Less than $78 billion in U.S. residential real estate was purchased in the year ended March 2019, which marks a 36% decline from the $121 billion in the previous 12 month period.
The pullback is resulting in price cuts in many coastal cities and causing new condos to sit empty. America has been a less hospitable place for foreigners to buy real estate due to a slowing global economy, the country's trade dispute with China and President Trump’s immigration stance.
Purchases by foreigners are now at their lowest level since 2013, which was about the same time buyers from China and South America started to enter the U.S. market, seeking a place to store their capital.
Lawrence Yun, the Realtors’ chief economist said:
“It’s quite striking in terms of the magnitude of the decline.”
Real estate agents say that they can feel the pain from the pull back when trying to sell higher-end real estate in places like Miami and New York.
Martin Eiden, a real-estate agent at Compass said:
"Generally speaking, we are in the largest market correction since the Great Recession in New York City.
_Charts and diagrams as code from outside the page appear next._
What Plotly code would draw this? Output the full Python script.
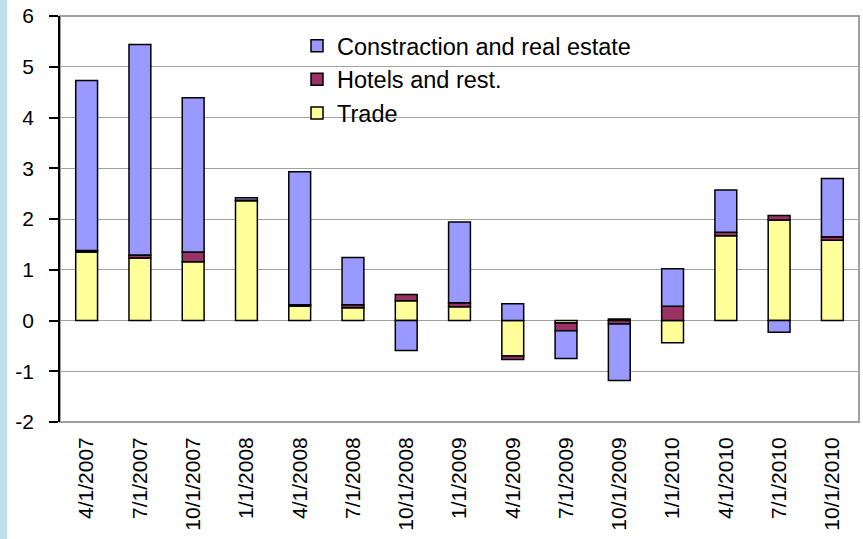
import plotly.graph_objects as go

categories = ["4/1/2007", "7/1/2007", "10/1/2007", "1/1/2008", "4/1/2008", "7/1/2008",
              "10/1/2008", "1/1/2009", "4/1/2009", "7/1/2009", "10/1/2009", "1/1/2010",
              "4/1/2010", "7/1/2010", "10/1/2010"]
trade = [1.35, 1.23, 1.16, 2.36, 0.28, 0.25, 0.39, 0.27, -0.70, -0.05, 0.03, -0.44, 1.67, 1.98, 1.58]
hotels = [0.03, 0.06, 0.19, 0.01, 0.03, 0.06, 0.12, 0.08, -0.07, -0.15, -0.07, 0.28, 0.07, 0.09, 0.07]
construction = [3.35, 4.15, 3.04, 0.05, 2.62, 0.93, -0.59, 1.59, 0.33, -0.55, -1.11, 0.74, 0.83, -0.23, 1.15]

y_ticks = [-2, -1, 0, 1, 2, 3, 4, 5, 6]
y_ticktext = [str(v) for v in y_ticks]

W, H = 863, 539
ML, MR, MT, MB = 60, 4, 16, 117
PW, PH = W - ML - MR, H - MT - MB

FONT = "'Liberation Sans', Arial, sans-serif"
line = dict(color="black", width=1.5)

fig = go.Figure()
fig.add_trace(go.Bar(x=categories, y=trade, name="Trade", legendrank=3,
                     marker=dict(color="#FFFF99", line=line)))
fig.add_trace(go.Bar(x=categories, y=hotels, name="Hotels and rest.", legendrank=2,
                     marker=dict(color="#993366", line=line)))
fig.add_trace(go.Bar(x=categories, y=construction, name="Constraction and real estate", legendrank=1,
                     marker=dict(color="#9999FF", line=line)))

n = len(categories)
fig.update_layout(
    width=W, height=H,
    margin=dict(l=ML, r=MR, t=MT, b=MB, pad=0),
    barmode="relative", bargap=0.59,
    paper_bgcolor="white", plot_bgcolor="white",
    font=dict(family=FONT, color="black", size=21),
    showlegend=True,
    legend=dict(x=(297 - ML) / PW, xanchor="left", y=1 - (24 - MT) / PH, yanchor="top",
                bgcolor="rgba(255,255,255,0)", borderwidth=0, font=dict(size=23.5),
                traceorder="normal"),
    xaxis=dict(type="category", categoryorder="array", categoryarray=categories,
               range=[-0.5, n - 0.5], tickangle=-90, ticks="", showgrid=False,
               showline=False, zeroline=False, tickfont=dict(size=21), ticklabelstandoff=10),
    xaxis2=dict(overlaying="x", anchor="free", position=0.25, range=[-0.5, n - 0.5],
                tickvals=[i - 0.5 for i in range(n + 1)], showticklabels=False,
                ticks="outside", ticklen=8, tickwidth=1.5, tickcolor="black",
                showline=True, linecolor="black", linewidth=1.5, showgrid=False, zeroline=False),
    yaxis=dict(range=[y_ticks[0], y_ticks[-1]], tickvals=y_ticks, ticktext=y_ticktext, showgrid=True,
               gridcolor="#a0a0a0", gridwidth=1, zeroline=False, showline=True,
               linecolor="black", linewidth=1.5, ticks="outside", ticklen=9,
               tickwidth=1.5, tickcolor="black", ticklabelstandoff=11, tickfont=dict(size=21)),
    shapes=[
        dict(type="rect", xref="paper", yref="paper", x0=0, x1=1, y0=0, y1=1,
             line=dict(color="#a0a0a0", width=2), fillcolor="rgba(0,0,0,0)", layer="below"),
        dict(type="rect", xref="paper", yref="paper", x0=(280 - ML) / PW, x1=(660 - ML) / PW,
             y0=1 - (150 - MT) / PH, y1=1 - (20 - MT) / PH, line=dict(width=0),
             fillcolor="white", layer="between"),
        dict(type="rect", xref="paper", yref="paper", x0=-ML / PW, x1=(7 - ML) / PW,
             y0=-MB / PH, y1=1 + MT / PH, line=dict(width=0), fillcolor="#bfe2ea", layer="below"),
    ],
)

fig.write_html("out.html")
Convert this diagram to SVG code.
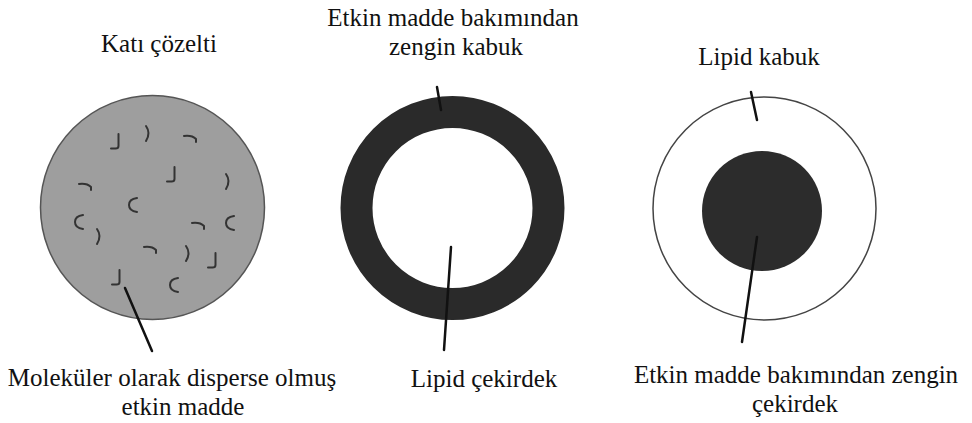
<svg xmlns="http://www.w3.org/2000/svg" xmlns:xlink="http://www.w3.org/1999/xlink" width="972" height="423" viewBox="0 0 972 423" font-family="'Liberation Serif', 'Times New Roman', serif">
<style>
text{font-family:'Liberation Serif','Times New Roman',serif;font-size:25px;fill:#111;text-anchor:middle}
.lead{stroke:#111;stroke-width:2.5;fill:none;stroke-linecap:round}
.sq{stroke:#333;stroke-width:2;fill:none;stroke-linecap:round;stroke-linejoin:round}
</style>
<defs>
<path id="hk" d="M1.5,-9 L1.5,3 Q1.5,5.5 -1.5,5.5 L-6,5.5"/>
<path id="pr" d="M-1,-8 Q4,-1 -1,7"/>
<path id="nt" d="M-7,-3 Q1,-4 5,0 L5,3"/>
<path id="cc" d="M4,-7 Q-4,-6 -4,0 Q-4,6 4,7"/>
</defs>
<rect width="972" height="423" fill="#fff"/>
<g id="solid-solution">
<circle cx="152.5" cy="207.5" r="112" fill="#9e9e9e" stroke="#555" stroke-width="1.5"/>
<g class="sq">
<use xlink:href="#hk" x="117" y="143"/>
<use xlink:href="#pr" x="147" y="134"/>
<use xlink:href="#nt" x="191" y="139"/>
<use xlink:href="#hk" x="173" y="176"/>
<use xlink:href="#pr" x="227" y="182"/>
<use xlink:href="#nt" x="86" y="187"/>
<use xlink:href="#cc" x="133" y="205"/>
<use xlink:href="#cc" x="79" y="222"/>
<use xlink:href="#pr" x="98" y="237"/>
<use xlink:href="#nt" x="199" y="226"/>
<use xlink:href="#cc" x="230" y="223"/>
<use xlink:href="#nt" x="151" y="250"/>
<use xlink:href="#pr" x="187" y="254"/>
<use xlink:href="#hk" x="214" y="262"/>
<use xlink:href="#hk" x="118" y="279"/>
<use xlink:href="#cc" x="174" y="285"/>
</g>
<text x="159" y="52">Katı çözelti</text>
<text x="172" y="386">Moleküler olarak disperse olmuş</text>
<text x="183" y="415">etkin madde</text>
</g>
<g id="shell-rich">
<circle cx="452.5" cy="208" r="96" fill="none" stroke="#2a2a2a" stroke-width="32"/>
<text x="453" y="26">Etkin madde bakımından</text>
<text x="456" y="55">zengin kabuk</text>
<text x="484" y="387">Lipid çekirdek</text>
</g>
<g id="core-rich">
<circle cx="764.5" cy="208.5" r="111.5" fill="none" stroke="#444" stroke-width="1.5"/>
<circle cx="762" cy="211" r="60" fill="#2c2c2c"/>
<text x="759" y="65">Lipid kabuk</text>
<text x="796" y="383">Etkin madde bakımından zengin</text>
<text x="795" y="412">çekirdek</text>
</g>
<g id="connectors">
<line class="lead" x1="125" y1="288" x2="152" y2="351"/>
<line class="lead" x1="437" y1="87" x2="441" y2="110"/>
<line class="lead" x1="451" y1="247" x2="444" y2="350"/>
<line class="lead" x1="751" y1="92" x2="757" y2="120"/>
<line class="lead" x1="757" y1="237" x2="742" y2="342"/>
</g>
</svg>
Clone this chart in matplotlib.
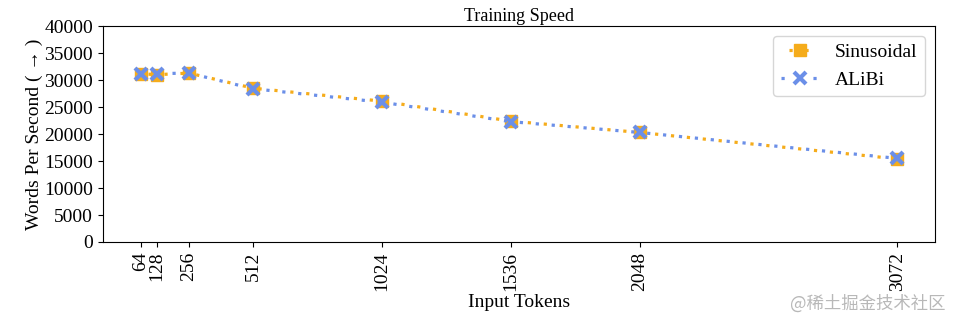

The foreign buyers have pretty much all but disappeared. I’m helping a lot of foreign buyers get their money out of this country as fast as possible.”
Eiden said you can feel the impact at ultra luxury residences like Manhattan's 75 story "billionaire building", One57. However, the effects even ripple to lower end purchases like $800,000 one bedroom apartments that parents were once buying for children attending New York University. Those sales have dried up.
Nonresident foreign buyers and immigrants both cut back on US home purchases and the largest drop was in buyers from China, who purchased over $13 billion of US homes during the year prior to March. This marked a 56% decline from the prior 12 months. Chinese buyers had been specifically most active in California.
Ron Shuffield, president of Berkshire Hathaway HomeServices EWM Realty in south Florida said: “Our foreign buyers have been really driving the luxury market for several decades. Those buyers for various reasons have slowed down their purchasing. In many cases, the currency exchange rates are still so unfavorable, they don’t have the buying power they used to have.”
Jason Haber, a broker at Warburg Realty Partnership, said: “When you see something that’s been on the market for two or three years, you’re not in a rush to buy it.”